Several Valley school lunch programs have stopped using beef from a Southern California slaughterhouse that is under federal investigation, school officials said Sunday.
Federal officials on Sunday ordered a recall of 143 million pounds of beef produced by Westland/Hallmark Meat. Co. in the nation's largest beef recall. The Chino company supplied meat to federal food and nutrition programs, including school lunch programs in 36 states.
Fresno, Visalia and Madera school district officials said they learned of the federal investigation Jan. 30 and immediately stopped using Westland products.
"As soon as we were notified, [the meat] was put on hold," Fresno Unified spokeswoman Susan Bedi said Sunday.
At Visalia Unified, thousands of pounds of Westland beef continue to sit in freezers. The district received the meat free of charge from the U.S. Department of Agriculture.
"Any beef that we've served since that hold ... we've made sure that it wasn't from [Westland]," said Lynnelle Grumbles, Visalia Unified's director of nutritional services.
But replacing the meat wasn't easy, she said.
The district had to shell out about $15,000 to $18,000 of its own money to replace the beef that was supposed to be used this month, she said. The meat is used for tacos, teriyaki burgers and meatball sandwiches served to students.
"It's been very difficult," Grumbles said. "Now, we have to go and purchase that meat. Before, it was free."
She said it's not clear whether the district will be reimbursed.
What's also not clear is what will happen to the meat that continues to sit in freezers, Grumbles said.

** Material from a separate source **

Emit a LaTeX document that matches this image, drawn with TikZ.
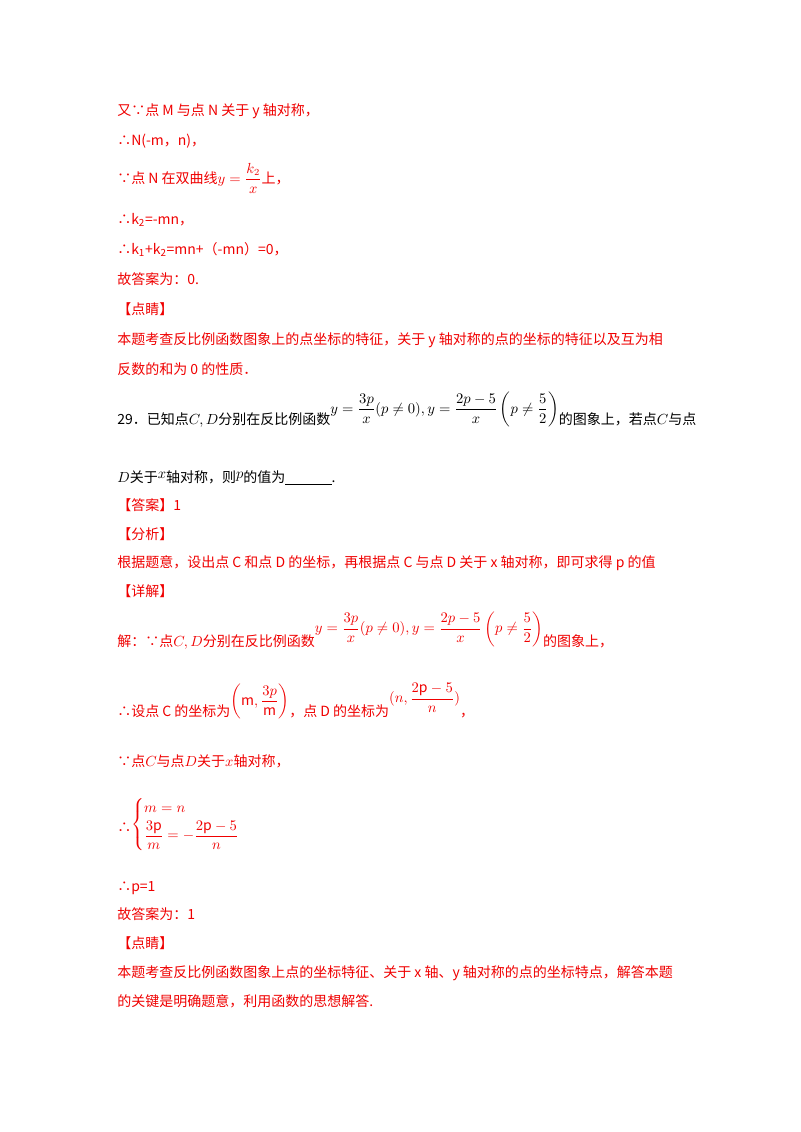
\documentclass[tikz,border=0pt]{standalone}
\usepackage{amsmath}
\usepackage{fontspec}
\setmainfont{Noto Sans CJK SC}
\definecolor{myred}{RGB}{240,0,0}
\begin{document}
\begin{tikzpicture}[x=0.75pt,y=-0.75pt,
  t/.style={anchor=base west,inner sep=0pt,font=\fontsize{10.5pt}{12pt}\selectfont,text=myred},
  b/.style={t,text=black}]
\useasboundingbox[fill=white] (0,0) rectangle (800,1132);
\node[t] (l1) at (117,115) {又∵点 M 与点 N 关于 y 轴对称，};
\node[t] (l2) at (117,145) {∴N(-m，n)，};
\node[t] (l3) at (117,183) {∵点 N 在双曲线$y=\dfrac{k_2}{x}$上，};
\node[t] (l4) at (117,224) {∴k\textsubscript{2}=-mn，};
\node[t] (l5) at (117,254) {∴k\textsubscript{1}+k\textsubscript{2}=mn+（-mn）=0，};
\node[t] (l6) at (117,284) {故答案为：0.};
\node[t] (l7) at (117,314) {【点睛】};
\node[t] (l8) at (117,344) {本题考查反比例函数图象上的点坐标的特征，关于 y 轴对称的点的坐标的特征以及互为相};
\node[t] (l9) at (117,374) {反数的和为 0 的性质．};
\node[b] (q1) at (117,424) {29．已知点$C,D$分别在反比例函数$\raisebox{8pt}{$y=\dfrac{3p}{x}(p\neq0),y=\dfrac{2p-5}{x}\left(p\neq\dfrac52\right)$}$的图象上，若点$C$与点};
\node[b] (q2) at (117,482) {$D$关于$\raisebox{3pt}{$x$}$轴对称，则$\raisebox{3pt}{$p$}$的值为\underline{\hspace{3.3em}}.};
\node[t] (a1) at (117,510) {【答案】1};
\node[t] (a2) at (117,539) {【分析】};
\node[t] (a3) at (117,567) {根据题意，设出点 C 和点 D 的坐标，再根据点 C 与点 D 关于 x 轴对称，即可求得 p 的值};
\node[t] (a4) at (117,596) {【详解】};
\node[t] (a5) at (117,646) {解：∵点$C,D$分别在反比例函数$\raisebox{10pt}{$y=\dfrac{3p}{x}(p\neq0),y=\dfrac{2p-5}{x}\left(p\neq\dfrac52\right)$}$的图象上，};
\node[t] (a6) at (117,716) {∴设点 C 的坐标为$\raisebox{8pt}{$\left(\mathrm{m},\dfrac{3p}{\mathrm{m}}\right)$}$，点 D 的坐标为$\raisebox{10pt}{$(n,\dfrac{2\mathrm{p}-5}{n})$}$，};
\node[t] (a7) at (117,766) {∵点$C$与点$D$关于$x$轴对称，};
\node[t] (a8) at (117,832) {∴$\raisebox{3pt}{$\begin{cases} m=n\\[2pt] \dfrac{3\mathrm{p}}{m}=-\dfrac{2\mathrm{p}-5}{n}\end{cases}$}$};
\node[t] (a9) at (117,891) {∴p=1};
\node[t] (a10) at (117,919) {故答案为：1};
\node[t] (a11) at (117,948) {【点睛】};
\node[t] (a12) at (117,977) {本题考查反比例函数图象上点的坐标特征、关于 x 轴、y 轴对称的点的坐标特点，解答本题};
\node[t] (a13) at (117,1006) {的关键是明确题意，利用函数的思想解答.};
\end{tikzpicture}
\end{document}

At Madera Unified, no one has reported ill effects from eating the beef, "but when the USDA told us to put a hold on that product, we're certainly going to do that," district spokesman Jake Bragonier said.
Clovis Unified is not affected by the recall because the district does not use Westland meat, district spokeswoman Kelly Avants said.
Federal officials ordered operations suspended at Westland/Hallmark Meat Co. earlier this month after the Humane Society of the United States released an undercover video showing crippled and sick animals being shoved with forklifts.
The recall was ordered after U.S. Department of Agriculture officials determined the meat was unfit for human consumption because the cattle did not receive a complete inspection prior to slaughter.
Federal officials said the potential risk of contracting E. coli, salmonella or mad cow disease from the affected cows is likely small.
No illnesses have been linked to the recalled meat, officials said.